__Exercise instructions__
Write out the entries below exactly, starting at the first line and stopping after the line that contains "ax.plot(x, mean, 'o', color='green', markersize=4, zorder=4)"; skip all pictures.

::::

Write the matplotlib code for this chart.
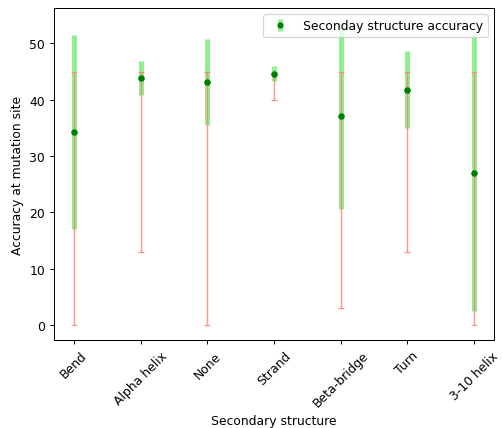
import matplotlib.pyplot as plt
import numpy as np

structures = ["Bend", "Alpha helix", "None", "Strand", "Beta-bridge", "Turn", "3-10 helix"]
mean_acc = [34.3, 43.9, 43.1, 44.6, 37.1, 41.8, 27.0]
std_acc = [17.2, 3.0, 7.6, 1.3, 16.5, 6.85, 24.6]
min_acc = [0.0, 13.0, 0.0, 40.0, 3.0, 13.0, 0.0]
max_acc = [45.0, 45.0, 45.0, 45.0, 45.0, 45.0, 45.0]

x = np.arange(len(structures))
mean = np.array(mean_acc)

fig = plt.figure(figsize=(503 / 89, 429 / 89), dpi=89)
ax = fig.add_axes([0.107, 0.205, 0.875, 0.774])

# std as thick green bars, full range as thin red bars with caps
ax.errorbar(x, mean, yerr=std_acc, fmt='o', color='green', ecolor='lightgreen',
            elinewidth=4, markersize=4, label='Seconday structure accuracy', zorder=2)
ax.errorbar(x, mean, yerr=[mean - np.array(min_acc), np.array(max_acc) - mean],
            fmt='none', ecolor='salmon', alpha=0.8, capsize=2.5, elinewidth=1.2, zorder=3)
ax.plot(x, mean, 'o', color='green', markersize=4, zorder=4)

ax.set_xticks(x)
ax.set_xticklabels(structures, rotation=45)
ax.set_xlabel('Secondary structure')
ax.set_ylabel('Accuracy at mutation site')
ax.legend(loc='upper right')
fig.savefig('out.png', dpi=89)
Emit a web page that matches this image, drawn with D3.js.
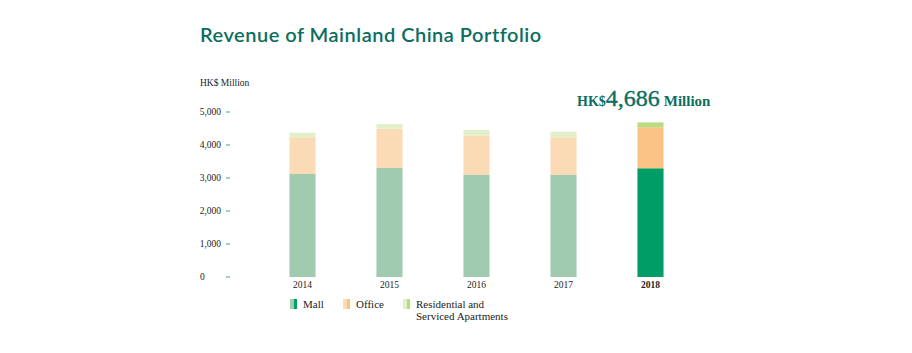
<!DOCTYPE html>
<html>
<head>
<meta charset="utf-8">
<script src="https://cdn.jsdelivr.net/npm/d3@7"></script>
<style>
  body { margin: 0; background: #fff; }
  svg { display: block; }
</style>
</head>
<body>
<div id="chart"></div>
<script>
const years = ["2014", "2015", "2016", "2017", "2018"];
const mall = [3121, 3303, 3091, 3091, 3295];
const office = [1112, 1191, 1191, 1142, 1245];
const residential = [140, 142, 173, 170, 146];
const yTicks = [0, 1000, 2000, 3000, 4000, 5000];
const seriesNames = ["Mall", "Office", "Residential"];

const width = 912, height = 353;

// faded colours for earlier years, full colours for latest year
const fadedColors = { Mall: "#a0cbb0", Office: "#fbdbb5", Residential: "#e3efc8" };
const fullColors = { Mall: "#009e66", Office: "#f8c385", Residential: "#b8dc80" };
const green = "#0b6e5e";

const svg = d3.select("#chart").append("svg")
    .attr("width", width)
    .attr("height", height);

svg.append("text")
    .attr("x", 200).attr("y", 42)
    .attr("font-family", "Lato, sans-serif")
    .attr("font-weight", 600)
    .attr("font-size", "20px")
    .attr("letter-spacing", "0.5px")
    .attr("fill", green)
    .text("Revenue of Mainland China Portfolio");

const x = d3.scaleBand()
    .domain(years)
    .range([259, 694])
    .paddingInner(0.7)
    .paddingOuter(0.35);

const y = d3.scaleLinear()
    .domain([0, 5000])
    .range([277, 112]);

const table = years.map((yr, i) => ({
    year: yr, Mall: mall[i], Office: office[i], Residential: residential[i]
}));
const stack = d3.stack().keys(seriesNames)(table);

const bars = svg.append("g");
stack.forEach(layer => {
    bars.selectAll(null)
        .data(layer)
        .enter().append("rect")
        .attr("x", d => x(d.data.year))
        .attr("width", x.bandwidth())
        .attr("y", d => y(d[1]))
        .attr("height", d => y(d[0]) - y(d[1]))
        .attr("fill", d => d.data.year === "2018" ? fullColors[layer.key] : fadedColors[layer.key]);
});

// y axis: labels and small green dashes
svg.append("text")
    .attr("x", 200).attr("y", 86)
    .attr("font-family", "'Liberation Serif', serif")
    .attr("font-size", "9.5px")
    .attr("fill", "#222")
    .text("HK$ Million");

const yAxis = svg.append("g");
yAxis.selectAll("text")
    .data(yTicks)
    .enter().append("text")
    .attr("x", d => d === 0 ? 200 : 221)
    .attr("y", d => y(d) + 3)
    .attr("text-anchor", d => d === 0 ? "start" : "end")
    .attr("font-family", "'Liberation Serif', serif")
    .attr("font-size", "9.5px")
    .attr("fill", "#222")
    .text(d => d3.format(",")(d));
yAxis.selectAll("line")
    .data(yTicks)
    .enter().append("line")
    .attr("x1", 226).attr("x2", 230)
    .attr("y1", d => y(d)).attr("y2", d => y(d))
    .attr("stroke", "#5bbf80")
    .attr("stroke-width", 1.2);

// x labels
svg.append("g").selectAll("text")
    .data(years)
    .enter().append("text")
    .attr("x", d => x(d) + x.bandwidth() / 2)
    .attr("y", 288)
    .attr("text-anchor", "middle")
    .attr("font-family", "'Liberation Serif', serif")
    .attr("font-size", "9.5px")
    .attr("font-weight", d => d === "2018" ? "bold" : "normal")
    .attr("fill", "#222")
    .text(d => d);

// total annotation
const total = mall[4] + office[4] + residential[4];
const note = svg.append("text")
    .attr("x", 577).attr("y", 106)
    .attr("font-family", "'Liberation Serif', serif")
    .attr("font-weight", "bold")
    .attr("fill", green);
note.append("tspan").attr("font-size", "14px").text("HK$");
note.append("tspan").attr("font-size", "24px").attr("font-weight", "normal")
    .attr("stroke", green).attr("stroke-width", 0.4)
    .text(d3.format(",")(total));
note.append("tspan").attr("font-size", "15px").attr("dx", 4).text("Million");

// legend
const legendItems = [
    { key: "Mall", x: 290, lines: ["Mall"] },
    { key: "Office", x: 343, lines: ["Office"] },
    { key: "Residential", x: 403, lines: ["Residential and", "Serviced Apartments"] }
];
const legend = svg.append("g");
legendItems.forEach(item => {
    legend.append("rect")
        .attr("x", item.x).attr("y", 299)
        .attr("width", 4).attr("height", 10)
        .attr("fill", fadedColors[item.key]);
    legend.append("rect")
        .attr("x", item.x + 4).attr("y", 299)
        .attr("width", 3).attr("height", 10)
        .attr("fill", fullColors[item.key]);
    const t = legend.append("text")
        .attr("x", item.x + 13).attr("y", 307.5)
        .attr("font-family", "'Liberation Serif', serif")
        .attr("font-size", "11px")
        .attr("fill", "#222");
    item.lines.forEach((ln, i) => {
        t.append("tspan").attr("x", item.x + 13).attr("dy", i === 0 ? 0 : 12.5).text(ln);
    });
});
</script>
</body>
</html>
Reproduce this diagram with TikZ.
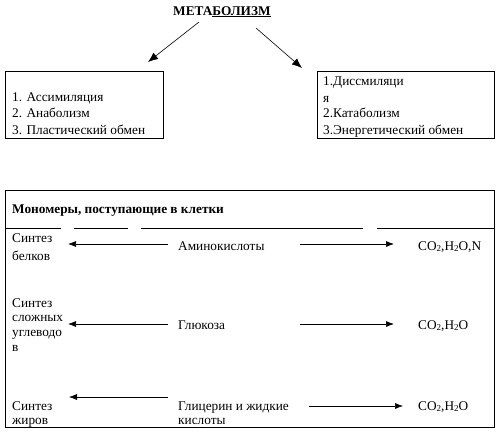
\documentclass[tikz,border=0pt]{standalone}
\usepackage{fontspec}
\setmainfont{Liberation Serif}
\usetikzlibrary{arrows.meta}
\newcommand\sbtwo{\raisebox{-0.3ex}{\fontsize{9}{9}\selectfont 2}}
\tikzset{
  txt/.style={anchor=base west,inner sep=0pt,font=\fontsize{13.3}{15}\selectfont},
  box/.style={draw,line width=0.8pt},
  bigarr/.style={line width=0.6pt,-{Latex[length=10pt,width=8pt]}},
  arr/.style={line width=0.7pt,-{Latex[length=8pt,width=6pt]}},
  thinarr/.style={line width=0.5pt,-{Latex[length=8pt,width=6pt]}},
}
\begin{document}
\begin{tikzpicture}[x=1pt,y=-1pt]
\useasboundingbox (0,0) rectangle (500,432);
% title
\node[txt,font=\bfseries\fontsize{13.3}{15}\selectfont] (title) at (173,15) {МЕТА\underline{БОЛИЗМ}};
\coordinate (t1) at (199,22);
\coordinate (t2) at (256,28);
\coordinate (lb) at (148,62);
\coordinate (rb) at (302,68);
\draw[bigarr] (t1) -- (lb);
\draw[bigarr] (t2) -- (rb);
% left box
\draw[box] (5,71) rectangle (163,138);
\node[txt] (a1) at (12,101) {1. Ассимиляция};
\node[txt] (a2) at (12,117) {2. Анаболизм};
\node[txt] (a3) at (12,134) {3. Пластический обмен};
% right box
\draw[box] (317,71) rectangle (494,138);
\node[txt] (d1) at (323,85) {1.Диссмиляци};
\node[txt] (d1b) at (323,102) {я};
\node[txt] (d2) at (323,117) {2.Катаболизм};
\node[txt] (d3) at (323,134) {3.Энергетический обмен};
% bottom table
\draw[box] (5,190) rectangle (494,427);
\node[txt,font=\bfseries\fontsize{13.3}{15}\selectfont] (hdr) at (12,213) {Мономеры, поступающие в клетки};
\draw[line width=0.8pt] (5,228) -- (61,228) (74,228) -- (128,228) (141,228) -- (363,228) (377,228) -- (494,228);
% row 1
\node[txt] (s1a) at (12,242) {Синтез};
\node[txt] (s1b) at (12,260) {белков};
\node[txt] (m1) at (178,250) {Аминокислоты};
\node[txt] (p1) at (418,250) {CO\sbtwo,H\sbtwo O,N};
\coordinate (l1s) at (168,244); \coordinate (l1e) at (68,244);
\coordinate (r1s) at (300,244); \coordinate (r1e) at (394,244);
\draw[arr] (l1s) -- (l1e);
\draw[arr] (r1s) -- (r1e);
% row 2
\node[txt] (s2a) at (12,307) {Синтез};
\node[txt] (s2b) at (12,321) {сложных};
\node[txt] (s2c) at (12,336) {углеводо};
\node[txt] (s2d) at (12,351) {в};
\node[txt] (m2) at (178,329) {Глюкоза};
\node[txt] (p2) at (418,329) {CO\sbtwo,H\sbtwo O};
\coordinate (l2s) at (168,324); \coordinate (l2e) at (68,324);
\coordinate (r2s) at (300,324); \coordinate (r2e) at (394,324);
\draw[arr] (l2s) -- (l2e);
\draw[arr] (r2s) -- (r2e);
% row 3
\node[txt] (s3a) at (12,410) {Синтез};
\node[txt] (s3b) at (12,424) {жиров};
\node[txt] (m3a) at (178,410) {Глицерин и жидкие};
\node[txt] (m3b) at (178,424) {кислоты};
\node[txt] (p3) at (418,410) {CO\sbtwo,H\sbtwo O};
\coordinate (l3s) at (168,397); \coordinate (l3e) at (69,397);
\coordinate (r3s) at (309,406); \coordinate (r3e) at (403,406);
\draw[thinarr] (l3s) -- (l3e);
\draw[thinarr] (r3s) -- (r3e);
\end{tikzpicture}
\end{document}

::::

__Task answer__
Write the matplotlib code for this chart.
import matplotlib.pyplot as plt
import numpy as np

structures = ["Bend", "Alpha helix", "None", "Strand", "Beta-bridge", "Turn", "3-10 helix"]
mean_acc = [34.3, 43.9, 43.1, 44.6, 37.1, 41.8, 27.0]
std_acc = [17.2, 3.0, 7.6, 1.3, 16.5, 6.85, 24.6]
min_acc = [0.0, 13.0, 0.0, 40.0, 3.0, 13.0, 0.0]
max_acc = [45.0, 45.0, 45.0, 45.0, 45.0, 45.0, 45.0]

x = np.arange(len(structures))
mean = np.array(mean_acc)

fig = plt.figure(figsize=(503 / 89, 429 / 89), dpi=89)
ax = fig.add_axes([0.107, 0.205, 0.875, 0.774])

# std as thick green bars, full range as thin red bars with caps
ax.errorbar(x, mean, yerr=std_acc, fmt='o', color='green', ecolor='lightgreen',
            elinewidth=4, markersize=4, label='Seconday structure accuracy', zorder=2)
ax.errorbar(x, mean, yerr=[mean - np.array(min_acc), np.array(max_acc) - mean],
            fmt='none', ecolor='salmon', alpha=0.8, capsize=2.5, elinewidth=1.2, zorder=3)
ax.plot(x, mean, 'o', color='green', markersize=4, zorder=4)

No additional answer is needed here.